Nous sommes tout à fait d’accord avec la citoyenneté. Il faut respecter et se baser
sur la citoyenneté. Coptes ou musulmans, nous sommes des citoyens égyptiens, tous
pareils : « égalité devant la loi ». En plus, Al Ahar a créé la maison de la famille
égyptienne, le projet de l’imam d’Al Azhar pour protéger l’Égypte unie. Musulmans
et chrétiens se rassemblent avec Al Azhar, l’Église copte orthodoxe et les trois autres
Églises avec leurs chefs et beaucoup de musulmans et chrétiens hors du clergé. Et-je
le répète- ils ont fait des efforts avec deux objectifs. Le premier : diffuser un
discours qui se concentre sur les grandes valeurs musulmanes et chrétiennes, l’islam
et le christianisme et les particularités de l’Égypte, un pays de paix depuis des
siècles et des millénaires. Et étudions ensemble les problèmes sur les malentendus
islamo-chrétiens, les vraies raisons. On démasque souvent des problèmes qui étaient
très souvent politiques mais qui étaient cachés. On travaille jour et nuit. Et même
pour la Constitution, il y a une délégation d’Al Azhar, une délégation de l’Église.

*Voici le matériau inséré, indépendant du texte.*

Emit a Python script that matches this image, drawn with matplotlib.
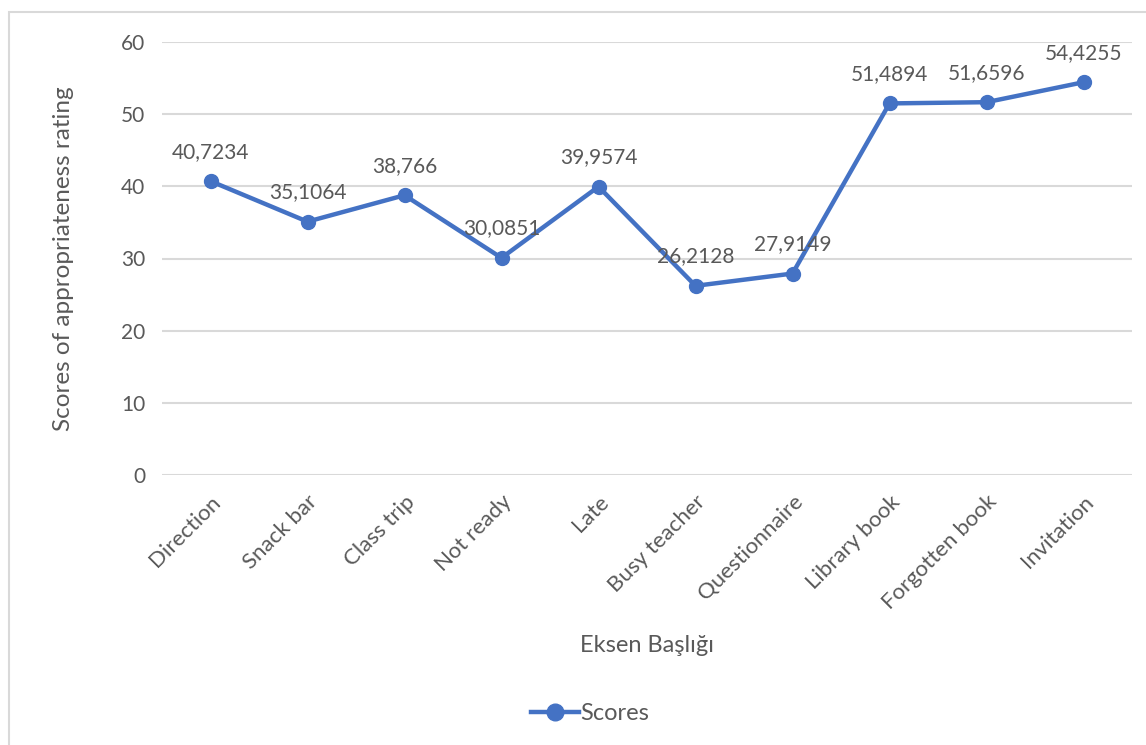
# Line chart: scores of appropriateness rating per situation

import matplotlib.pyplot as plt
from matplotlib.patches import Rectangle

# Data -----------------------------------------------------------------------

situations = ['Direction', 'Snack bar', 'Class trip', 'Not ready', 'Late',
              'Busy teacher', 'Questionnaire', 'Library book', 'Forgotten book',
              'Invitation']
scores = [40.7234, 35.1064, 38.766, 30.0851, 39.9574,
          26.2128, 27.9149, 51.4894, 51.6596, 54.4255]
score_labels = ['40,7234', '35,1064', '38,766', '30,0851', '39,9574',
                '26,2128', '27,9149', '51,4894', '51,6596', '54,4255']
y_ticks = [0, 10, 20, 30, 40, 50, 60]

# Style ----------------------------------------------------------------------

plt.rcParams['font.family'] = ['Lato', 'DejaVu Sans']
text_color = '#595959'
line_color = '#4472c4'
grid_color = '#d9d9d9'

fig = plt.figure(figsize=(11.46, 7.45), dpi=100)
ax = fig.add_axes([162 / 1146, 1 - 475 / 745, 970 / 1146, 433 / 745])

# chart border
fig.patches.append(Rectangle((9 / 1146, -0.1), 1.2, 1 - 12 / 745 + 0.1,
                             transform=fig.transFigure, fill=False,
                             edgecolor=grid_color, linewidth=1.5))

x = list(range(len(situations)))
ax.plot(x, scores, color=line_color, linewidth=3.2, marker='o', markersize=10,
        label='Scores', zorder=3)

for xi, yi, lab in zip(x, scores, score_labels):
    ax.annotate(lab, (xi, yi), xytext=(0, 14), textcoords='offset points',
                ha='center', va='bottom', fontsize=15, color=text_color)

ax.set_xlim(-0.5, len(situations) - 0.5)
ax.set_ylim(0, 60)
ax.set_yticks(y_ticks)
ax.set_xticks(x)
ax.set_xticklabels(situations, rotation=45, ha='right', rotation_mode='anchor')
ax.tick_params(axis='y', length=0, labelsize=15, labelcolor=text_color, pad=12)
ax.tick_params(axis='x', length=0, labelsize=16, labelcolor=text_color, pad=12)

ax.grid(axis='y', color=grid_color, linewidth=1.5)
ax.set_axisbelow(True)
for s in ax.spines.values():
    s.set_visible(False)

ax.set_ylabel('Scores of appropriateness rating', fontsize=17.5, color=text_color, labelpad=34)
fig.text(647 / 1146, 1 - 645 / 745, 'Eksen Başlığı', ha='center', va='center',
         fontsize=17, color=text_color)

leg = fig.legend(loc='center', bbox_to_anchor=(590 / 1146, 1 - 714 / 745),
                 frameon=False, fontsize=17, handlelength=2.0, handletextpad=0.05,
                 markerscale=1.2)
for t in leg.get_texts():
    t.set_color(text_color)

fig.savefig('out.png', dpi=100)
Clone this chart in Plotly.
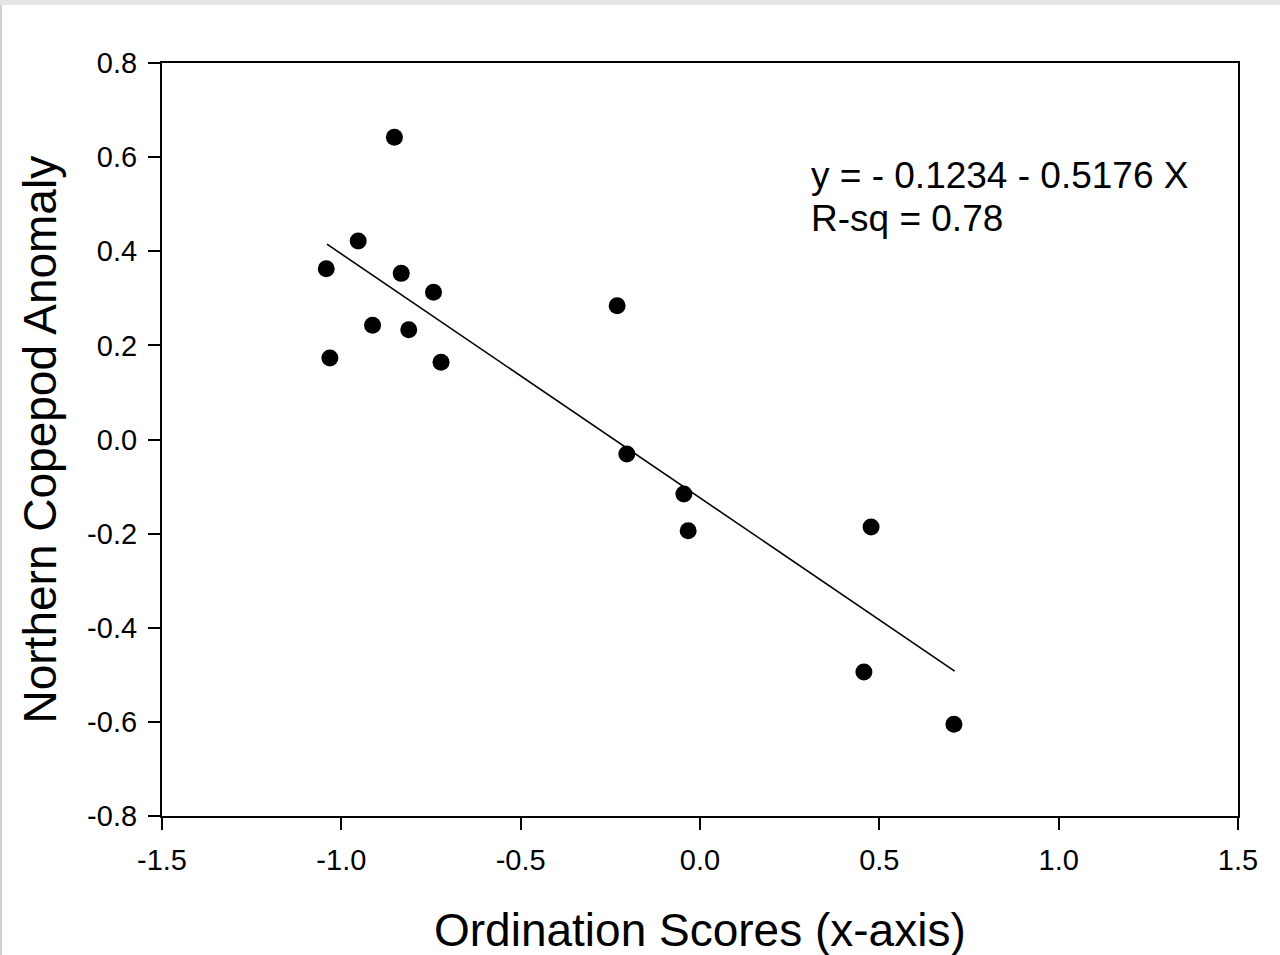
import plotly.graph_objects as go

# Data
ordination_scores = [-1.042, -1.032, -0.953, -0.913, -0.852, -0.833, -0.812, -0.743,
                     -0.722, -0.231, -0.204, -0.045, -0.033, 0.477, 0.457, 0.708]
copepod_anomaly = [0.363, 0.173, 0.422, 0.243, 0.642, 0.353, 0.233, 0.313,
                   0.164, 0.284, -0.031, -0.116, -0.194, -0.186, -0.494, -0.605]

# Regression line endpoints
fit_x = [-1.04, 0.71]
fit_y = [0.415, -0.492]

x_ticks = [-1.5, -1.0, -0.5, 0.0, 0.5, 1.0, 1.5]
x_tick_labels = ["-1.5", "-1.0", "-0.5", "0.0", "0.5", "1.0", "1.5"]
y_ticks = [-0.8, -0.6, -0.4, -0.2, 0.0, 0.2, 0.4, 0.6, 0.8]
y_tick_labels = ["-0.8", "-0.6", "-0.4", "-0.2", "0.0", "0.2", "0.4", "0.6", "0.8"]

eq_line1 = "y = - 0.1234 - 0.5176 X"
eq_line2 = "R-sq = 0.78"
x_title = "Ordination Scores (x-axis)"
y_title = "Northern Copepod Anomaly"

FONT = "Liberation Sans, Arial, sans-serif"

W, H = 1280, 955
L, R, T, B = 162, 42, 63, 139
pw, ph = W - L - R, H - T - B

def px_x(p):
    return (p - L) / pw

def px_y(p):
    return (H - B - p) / ph

fig = go.Figure()
fig.add_trace(go.Scatter(x=fit_x, y=fit_y, mode="lines",
                         line=dict(color="black", width=1.6), showlegend=False))
fig.add_trace(go.Scatter(x=ordination_scores, y=copepod_anomaly, mode="markers",
                         marker=dict(color="black", size=17, line=dict(width=0)),
                         showlegend=False))

axis_common = dict(showgrid=False, zeroline=False, showline=True, linecolor="black",
                   linewidth=2.2, ticks="outside", ticklen=12, tickwidth=2.2,
                   tickcolor="black", mirror=True,
                   tickfont=dict(family=FONT, size=29, color="black"))

fig.update_xaxes(range=[-1.5, 1.5], tickvals=x_ticks, ticktext=x_tick_labels,
                 ticklabelstandoff=5, **axis_common)
fig.update_yaxes(range=[-0.8, 0.8], tickvals=y_ticks, ticktext=y_tick_labels,
                 ticklabelstandoff=5, **axis_common)

annotations = [
    dict(x=0.305, y=0.560, xref="x", yref="y", text=eq_line1, showarrow=False,
         xanchor="left", yanchor="middle",
         font=dict(family=FONT, size=37, color="black")),
    dict(x=0.305, y=0.4686, xref="x", yref="y", text=eq_line2, showarrow=False,
         xanchor="left", yanchor="middle",
         font=dict(family=FONT, size=37, color="black")),
    dict(x=0.5, y=px_y(930), xref="paper", yref="paper", text=x_title, showarrow=False,
         xanchor="center", yanchor="middle",
         font=dict(family=FONT, size=46, color="black")),
    dict(x=px_x(39), y=0.5, xref="paper", yref="paper", text=y_title, showarrow=False,
         xanchor="center", yanchor="middle", textangle=-90,
         font=dict(family=FONT, size=46, color="black")),
]

shapes = [
    # light grey strip along the top
    dict(type="rect", xref="paper", yref="paper", x0=px_x(0), x1=px_x(W),
         y0=px_y(5), y1=px_y(0), fillcolor="#e4e4e4", line=dict(width=0), layer="below"),
    # grey strip along the left edge
    dict(type="rect", xref="paper", yref="paper", x0=px_x(0), x1=px_x(2),
         y0=px_y(H), y1=px_y(5), fillcolor="#cfcfcf", line=dict(width=0), layer="below"),
]

fig.update_layout(width=W, height=H, autosize=False,
                  margin=dict(l=L, r=R, t=T, b=B, pad=0),
                  paper_bgcolor="white", plot_bgcolor="white",
                  annotations=annotations, shapes=shapes,
                  font=dict(family=FONT, color="black"))

fig.write_html("out.html")
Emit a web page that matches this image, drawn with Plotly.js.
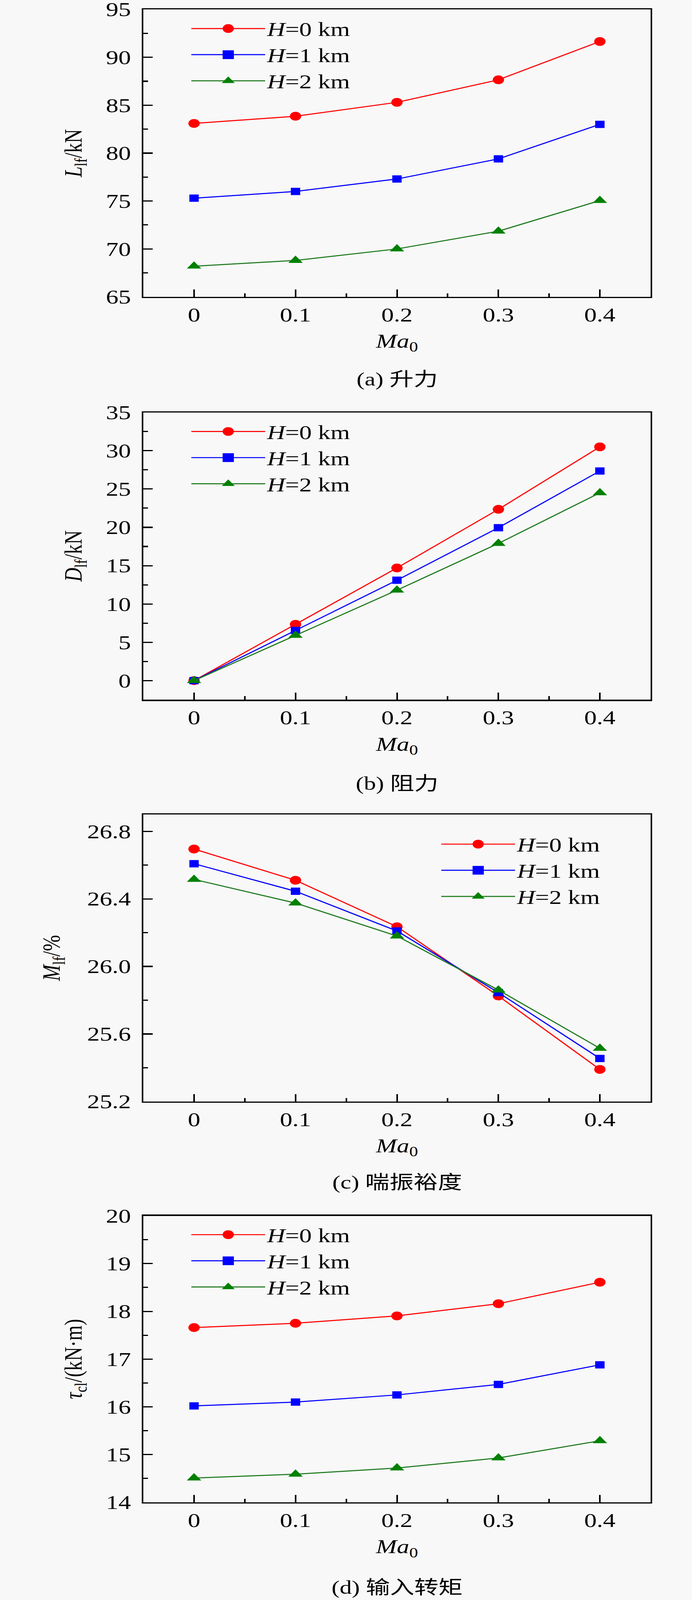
<!DOCTYPE html>
<html>
<head>
<meta charset="utf-8">
<script src="https://cdn.plot.ly/plotly-3.0.1.min.js"></script>
<style>
  html, body { margin: 0; padding: 0; background: #f8f8f8; overflow: hidden; }
  #chart { width: 1772px; height: 5277px; }
</style>
</head>
<body>
<div id="chart"></div>
<script>
// Ma0 values on the x axis
var mach = [0, 0.1, 0.2, 0.3, 0.4];
var seriesNames = ['<i>H</i>=0 km', '<i>H</i>=1 km', '<i>H</i>=2 km'];

// (a) lift, kN
var liftH0 = [83.1, 83.85, 85.3, 87.65, 91.65];
var liftH1 = [75.3, 76.0, 77.3, 79.4, 83.0];
var liftH2 = [68.2, 68.8, 70.0, 71.85, 75.05];

// (b) drag, kN
var dragH0 = [0, 7.35, 14.7, 22.35, 30.5];
var dragH1 = [0, 6.55, 13.1, 19.95, 27.35];
var dragH2 = [0, 5.9, 11.8, 17.9, 24.5];

// (c) surge margin, %
var surgeH0 = [26.695, 26.51, 26.235, 25.825, 25.39];
var surgeH1 = [26.608, 26.445, 26.21, 25.845, 25.455];
var surgeH2 = [26.515, 26.375, 26.18, 25.86, 25.515];

// (d) input torque, kN·m
var torqueH0 = [17.66, 17.75, 17.905, 18.16, 18.61];
var torqueH1 = [16.02, 16.10, 16.25, 16.47, 16.88];
var torqueH2 = [14.51, 14.59, 14.72, 14.93, 15.29];

var captions = ['(a) 升力', '(b) 阻力', '(c) 喘振裕度', '(d) 输入转矩'];

var W = 1772, H = 5277;
var FONT = 'Liberation Serif, "Times New Roman", serif';
var CJK = 'Liberation Serif, "Noto Sans CJK SC", serif';
var lineColors = ['#ff0000', '#0000ff', '#1f7a1f'];
var markerColors = ['#ff0000', '#0000ff', '#008000'];
var symbols = ['circle', 'square', 'triangle-up'];
var sizes = [29, 24, 32];

function py(px) { return 1 - px / H; }

function makeTraces(ys, n, legendId) {
  var sfx = n === 1 ? '' : String(n);
  return ys.map(function (y, i) {
    return {
      x: mach,
      y: y,
      xaxis: 'x' + sfx,
      yaxis: 'y' + sfx,
      mode: 'lines+markers',
      name: seriesNames[i],
      legend: legendId,
      line: { color: lineColors[i], width: 3.5 },
      marker: { symbol: symbols[i], size: sizes[i], color: markerColors[i] }
    };
  });
}

var data = []
  .concat(makeTraces([liftH0, liftH1, liftH2], 1, 'legend'))
  .concat(makeTraces([dragH0, dragH1, dragH2], 2, 'legend2'))
  .concat(makeTraces([surgeH0, surgeH1, surgeH2], 3, 'legend3'))
  .concat(makeTraces([torqueH0, torqueH1, torqueH2], 4, 'legend4'));

// plot boxes in pixels (top, bottom)
var boxes = [[31, 979], [1360, 2308], [2686, 3633], [4010, 4955]];
var xDomain = [367 / W, 1666 / W];

function xAxis(anchor) {
  return {
    domain: xDomain, anchor: anchor,
    range: [-0.05, 0.45], tick0: 0, dtick: 0.1,
    showline: true, linecolor: '#000', linewidth: 4, mirror: true,
    ticks: 'inside', ticklen: 24, tickwidth: 4, tickcolor: '#000',
    minor: { ticks: 'inside', dtick: 0.05, ticklen: 12, tickwidth: 4, tickcolor: '#000' },
    showgrid: false, zeroline: false,
    tickfont: { family: FONT, size: 64, color: '#000' },
    ticklabelstandoff: 0, ticklabeloverflow: 'allow',
    title: { text: '<i>Ma</i><sub>0</sub>', font: { family: FONT, size: 64, color: '#000' }, standoff: 30 }
  };
}

function yAxis(anchor, i, range, dtick, tick0, minorStep, title, standoff, fmt) {
  return {
    domain: [py(boxes[i][1]), py(boxes[i][0])], anchor: anchor,
    range: range, tick0: tick0, dtick: dtick, tickformat: fmt || '',
    showline: true, linecolor: '#000', linewidth: 4, mirror: true,
    ticks: 'inside', ticklen: 24, tickwidth: 4, tickcolor: '#000',
    minor: { ticks: 'inside', dtick: minorStep, ticklen: 12, tickwidth: 4, tickcolor: '#000' },
    showgrid: false, zeroline: false,
    tickfont: { family: FONT, size: 64, color: '#000' },
    ticklabelstandoff: 15, ticklabeloverflow: 'allow',
    title: { text: title, font: { family: FONT, size: 64, color: '#000' }, standoff: standoff }
  };
}

function legendAt(xPx, topPx) {
  return {
    x: xPx / W, y: py(topPx), xanchor: 'left', yanchor: 'top',
    bgcolor: 'rgba(0,0,0,0)', borderwidth: 0,
    itemwidth: 189, tracegroupgap: 0,
    font: { family: FONT, size: 64, color: '#000' }
  };
}

var captionY = [1252, 2585, 3900, 5236];
var annotations = captions.map(function (c, i) {
  return {
    text: c, xref: 'paper', yref: 'paper',
    x: (xDomain[0] + xDomain[1]) / 2, y: py(captionY[i]),
    xanchor: 'center', yanchor: 'middle', showarrow: false,
    font: { family: CJK, size: 62, color: '#000' }
  };
});

var layout = {
  width: W, height: H,
  margin: { l: 0, r: 0, t: 0, b: 0 },
  paper_bgcolor: '#f8f8f8',
  plot_bgcolor: '#f8f8f8',
  showlegend: true,
  xaxis: xAxis('y'),
  xaxis2: xAxis('y2'),
  xaxis3: xAxis('y3'),
  xaxis4: xAxis('y4'),
  yaxis: yAxis('x', 0, [65, 95], 5, 65, 2.5, '<i>L</i><sub>lf</sub>/kN', 42),
  yaxis2: yAxis('x2', 1, [-2.5, 35], 5, 0, 2.5, '<i>D</i><sub>lf</sub>/kN', 42),
  yaxis3: yAxis('x3', 2, [25.2, 26.9], 0.4, 25.2, 0.2, '<i>M</i><sub>lf</sub>/%', 50, '.1f'),
  yaxis4: yAxis('x4', 3, [14, 20], 1, 14, 0.5, '<i>τ</i><sub>cl</sub>/(kN·m)', 42),
  legend: legendAt(485, 46),
  legend2: legendAt(485, 1375),
  legend3: legendAt(1125, 2736),
  legend4: legendAt(485, 4024),
  annotations: annotations
};

var gd = document.getElementById('chart');
Plotly.newPlot(gd, data, layout, { staticPlot: true }).then(function () {
  // legend symbols are capped at 16px by plotly; scale them up to the plot marker size
  gd.querySelectorAll('.legendpoints .scatterpts').forEach(function (p) {
    var t = p.getAttribute('transform') || '';
    p.setAttribute('transform', t + ' scale(1.8)');
  });
  // the browser window may be shorter than the figure: fit it vertically
  var s = Math.min(1, window.innerHeight / H);
  if (s < 1) {
    gd.style.transformOrigin = '0 0';
    gd.style.transform = 'scale(1,' + s + ')';
  }
});
</script>
</body>
</html>
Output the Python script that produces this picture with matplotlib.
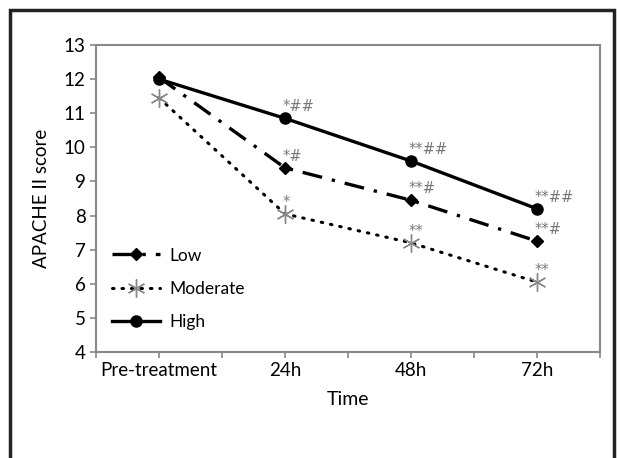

Elles se réunissent très souvent avant d’aller discuter avec tous les autres, avec
les 50 membres. Surtout au début, nous étions d’accord, l’Église et nous, sur les
valeurs de l’Égypte, l’identité égyptienne. L’Égypte est un pays civilisé, tolérant
depuis des millénaires et elle doit continuer comme cela.
Autrement dit,
si je vous comprends bien, vous étiez opposés aux Frères Musulmans et à la voix que
le Président Morsi avait prise ? On s’oppose à toute voix qui oublie ou qui
nie ou ne connait pas les vérités de l’Égypte. C’est un peuple civil et civilisé qui
veut vivre en paix, qui a sa foi musulmane et chrétienne, sans fanatisme, sans impliquer
la religion partout. Le respect de l’État et de ces institutions ne doit pas être
soumis à un groupe ni à un parti quelconque, religieux ou autre. Donc tout ce qu’ils
essayaient de faire, nous serons contre parce que ce n’est pas nous qui le décidons,
c’est le peuple égyptien qui a choisi le 30 juin. Mais malheureusement l’Occident
ne veut pas voir ces vérités. Et c’est pourquoi je tiens à critiquer cette incompréhension.
Quand on essaye chez nous d’améliorer, d’arrêter la violence, au nom de la démocratie
on nous dit de ne pas nous en prendre à ceux qui veulent détruire ou qui veulent du
mal aux égyptiens. Donc il faut que l’Occident soit cohérent et authentique dans son
discours, qu’il aide l’Égypte à être un peu plus consciente pour que les musulmans
et chrétiens retrouvent leur vraie identité.
Est-ce qu’on peut dire que
vous êtes pour une Égypte laïque ? Le mot « laïc » a une très mauvaise réputation
chez nous. Je pense que quand vous dites laïc dans le monde arabe, c’est comme si
vous étiez contre les religions. Vous acceptez en France, en Europe ou ailleurs quelque
chose de ce type. Les Égyptiens sont très croyants et pratiquants, musulmans ou chrétiens.
On dit, dans la déclaration d’Al Ahzar que nous avons écrite ensemble, chrétiens et
musulmans, que nous voulons un pays, un État démocrate, constitutionnel et moderne.